A essa altura, não é nenhuma surpresa que o cinema do grego Yorgos Lanthimos possa ser definido como de estranhamentos. Desde Dente Canino, que colocou seu nome no mapa, até O sacrifício do cervo sagrado, com resultados díspares, o cineasta deturpa o mundo como o conhecemos para, assim, escancarar algo de sombrio sobre a condição humana, que gostaríamos que fosse varrido para debaixo do tapete. Em A favorita, seu filme mais acessível até agora, não é diferente. Com uma trama de época, aborda a disputa de poder e do papel da mulher neste jogo.
O longa teve 10 indicações ao Oscar (entre elas, melhor filme, diretor e roteiro), foi duplamente premiado no Festival de Veneza 2018, com o Grande Prêmio do Júri e o Copa Volpi de atriz para Olivia Colman (ganhadora do Oscar e do Globo de Ouro), uma grande atriz inglesa que, finalmente, parece estar recebendo a atenção que merece. Em A favorita, ela interpreta a rainha Anne, famosa, principalmente, por unir a Inglaterra e a Escócia como Grã-Bretanha. Mas não é bem essa história oficial que interessa ao diretor e aos roteiristas, Deborah Davis e o dramaturgo australiano Tony McNamara, que transformam a trama numa versão de A malvada (com toques de Barry Lyndon) na corte inglesa do começo do século XVIII.

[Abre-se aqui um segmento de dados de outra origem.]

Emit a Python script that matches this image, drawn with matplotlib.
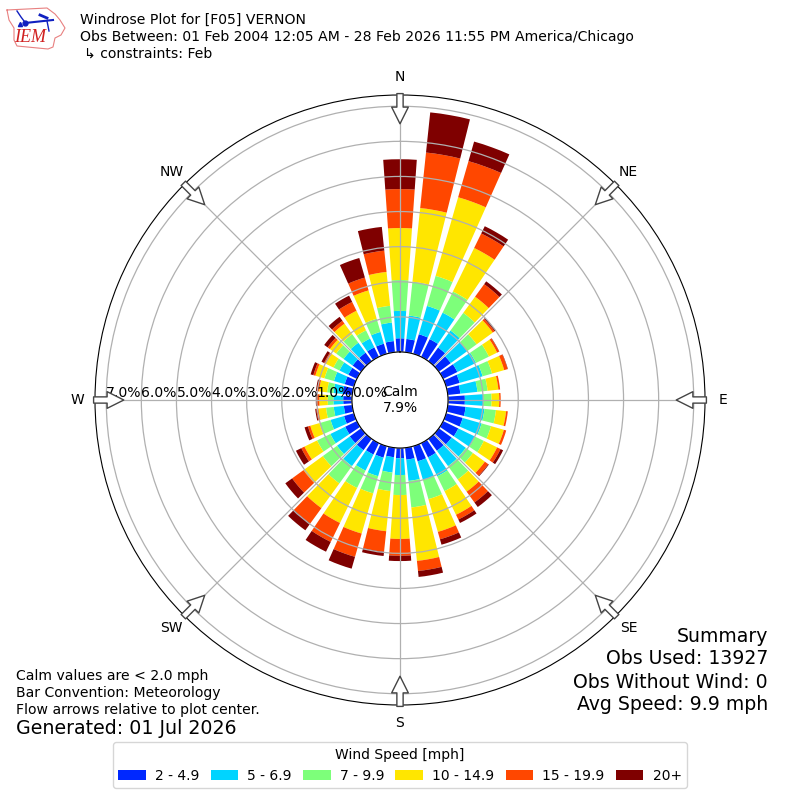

Lady Sarah Churchill (Rachel Weisz) é a favorita da rainha na corte. Amigas bem próximas, a jovem é capaz, de maneira quase imperceptível, de influenciar nas decisões reais e até no futuro da guerra contra a França, na qual seu marido, Lord Marlborough (Mark Gatiss), luta. Ela dispõe de uma posição privilegiada, com acesso irrestrito aos aposentos da monarca. Tudo vai bem até a chegada de Abigail Masham (Emma Stone), prima de Sarah, com quem disputará o título de “a favorita”.
As intrigas palacianas, que beiram a luta na lama pela atenção de Anne, dão um tom de humor ao filme. Mas, a cada disputa entre Lady Sarah e Abigail – vale dizer, figuras reais –, o longa torna-se mais grotesco, assumindo ares de um terror psicológico. Nesse sentido, Lanthimos investiga o papel da mulher – desde a monarca até a matriarca, passando pelas pequenas intrigas necessárias e uma potente influência silenciosa – naquele momento que, de certa forma, molda elementos que persistem até hoje.
Weisz e Stone dominam a cena na disputa pelo papel-título. Suas personagens são ácidas, dissimuladas, e as duas atrizes, no ponto alto de suas carreiras, valem-se de diálogos cortantes. Mas, numa outra chave, o filme é de Colman. Anne transita entre o bufão e o terno. Com a saúde cada vez mais debilitada, ela se torna quase uma figura decorativa no poder, sendo marionete especialmente de Sarah e posteriormente de Abigail, que a usam tanto para interesses pessoais quanto políticos. Há algo de bizarro na personagem da rainha, que mantém 17 coelhos de estimação em seu quarto – um fato que, quando revelada a razão, na metade do filme, é de partir o coração.
Tecnicamente, o filme é impressionante. A direção de arte e cenografia transitam entre a claustrofobia da corte e a natureza, seja num campo aberto onde Sarah e Abigail passam o tempo atirando em aves, ou na floresta. A trilha sonora combina desde clássicos – como Haendel, Bach, Purcell e Vivaldi – até experimentos modernistas e música eletrônica, em sintonia com o clima de estranhamentos típico da obra do diretor. Mas é na fotografia, assinada pelo irlandês Robbie Ryan (constante colaborador de Ken Loach e Andrea Arnold), que A favorita se supera. A câmera flui como um fantasma que acompanha as personagens; os movimentos inesperados causam desestabilidade tanto da cena, quanto do olhar do público – novamente, sincronizado com o mal-estar que o filme tende a criar.
A favorita, em sua conclusão, nos faz questionar sobre os percalços do poder – suas dores e alegrias –, suas disputas e tudo o que vem junto. O poder corrompe ou o ser humano é corrompido por natureza? É uma pergunta complexa que Lanthimos, obviamente, não quer responder, mas sua trama e personagens ilustram bem alguns pontos dessa narrativa.